#### Data excerpt
╭──

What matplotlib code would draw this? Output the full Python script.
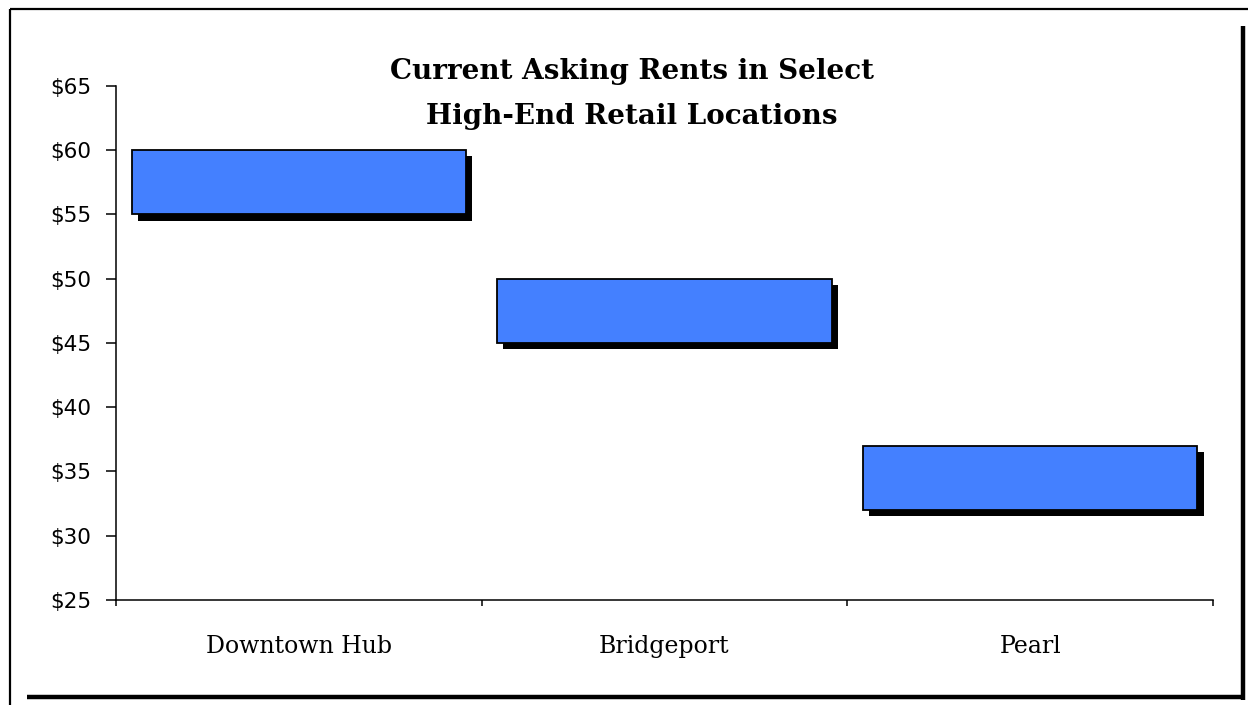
import matplotlib
matplotlib.use("Agg")
import matplotlib.pyplot as plt
import matplotlib.patheffects as pe
from matplotlib.lines import Line2D
from matplotlib.ticker import FixedLocator, NullFormatter

# Asking rent ranges ($ per sq ft) for each retail location
locations = ["Downtown Hub", "Bridgeport", "Pearl"]
rent_low = [55, 45, 32]
rent_high = [60, 50, 37]
y_ticks = [25, 30, 35, 40, 45, 50, 55, 60, 65]
y_tick_labels = [f"${v}" for v in y_ticks]
title_text = "Current Asking Rents in Select\nHigh-End Retail Locations"

W, H, DPI = 1248, 705, 100
fig = plt.figure(figsize=(W / DPI, H / DPI), dpi=DPI)
fig.patch.set_facecolor("white")

ax = fig.add_axes([116 / W, 1 - 600 / H, (1213 - 116) / W, (600 - 86) / H])

positions = [i + 0.5 for i in range(len(locations))]
heights = [h - l for l, h in zip(rent_low, rent_high)]
bars = ax.bar(positions, heights, bottom=rent_low, width=0.915,
              color="#4480FF", edgecolor="black", linewidth=1.3, zorder=3)
for b in bars:
    b.set_path_effects([pe.SimplePatchShadow(offset=(4.5, -4.5),
                                             shadow_rgbFace="black", alpha=1.0),
                        pe.Normal()])

ax.set_xlim(0, len(locations))
ax.set_ylim(y_ticks[0], y_ticks[-1])
ax.set_yticks(y_ticks)
ax.set_yticklabels(y_tick_labels, fontsize=15.5, family="DejaVu Sans")
ax.tick_params(axis="y", direction="out", length=7.5, width=1.1, pad=10.5, colors="black")

# Boundary ticks between categories, labels at category centres
ax.xaxis.set_major_locator(FixedLocator(range(len(locations) + 1)))
ax.xaxis.set_major_formatter(NullFormatter())
ax.xaxis.set_minor_locator(FixedLocator(positions))
ax.set_xticklabels(locations, minor=True, fontsize=17, family="DejaVu Serif")
ax.tick_params(axis="x", which="major", direction="out", length=4.5, width=1.1)
ax.tick_params(axis="x", which="minor", length=0, pad=25)

for side in ("top", "right"):
    ax.spines[side].set_visible(False)
for side in ("left", "bottom"):
    ax.spines[side].set_linewidth(1.1)
ax.set_facecolor("white")

fig.text(632 / W, 1 - 94 / H, title_text, ha="center", va="center",
         fontsize=20, fontweight="bold", family="DejaVu Serif",
         linespacing=1.85)

# Outer frame with heavy right/bottom edges
def px_line(x0, y0, x1, y1, lw):
    fig.add_artist(Line2D([x0 / W, x1 / W], [1 - y0 / H, 1 - y1 / H],
                          transform=fig.transFigure, color="black",
                          linewidth=lw, solid_capstyle="butt"))

px_line(10, 9, W, 9, 1.6)
px_line(10, 9, 10, H, 1.6)
px_line(1243, 26, 1243, 700, 3.2)
px_line(27, 697, 1245, 697, 3.2)

fig.savefig("out.png", dpi=DPI, facecolor="white")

╰──

#### Work required
Make an exact copy of the lines from the top of the material through the line with "ax = fig.add_axes([116", pictures excluded.

#### Solution below
What matplotlib code would draw this? Output the full Python script.
import matplotlib
matplotlib.use("Agg")
import matplotlib.pyplot as plt
import matplotlib.patheffects as pe
from matplotlib.lines import Line2D
from matplotlib.ticker import FixedLocator, NullFormatter

# Asking rent ranges ($ per sq ft) for each retail location
locations = ["Downtown Hub", "Bridgeport", "Pearl"]
rent_low = [55, 45, 32]
rent_high = [60, 50, 37]
y_ticks = [25, 30, 35, 40, 45, 50, 55, 60, 65]
y_tick_labels = [f"${v}" for v in y_ticks]
title_text = "Current Asking Rents in Select\nHigh-End Retail Locations"

W, H, DPI = 1248, 705, 100
fig = plt.figure(figsize=(W / DPI, H / DPI), dpi=DPI)
fig.patch.set_facecolor("white")

ax = fig.add_axes([116 / W, 1 - 600 / H, (1213 - 116) / W, (600 - 86) / H])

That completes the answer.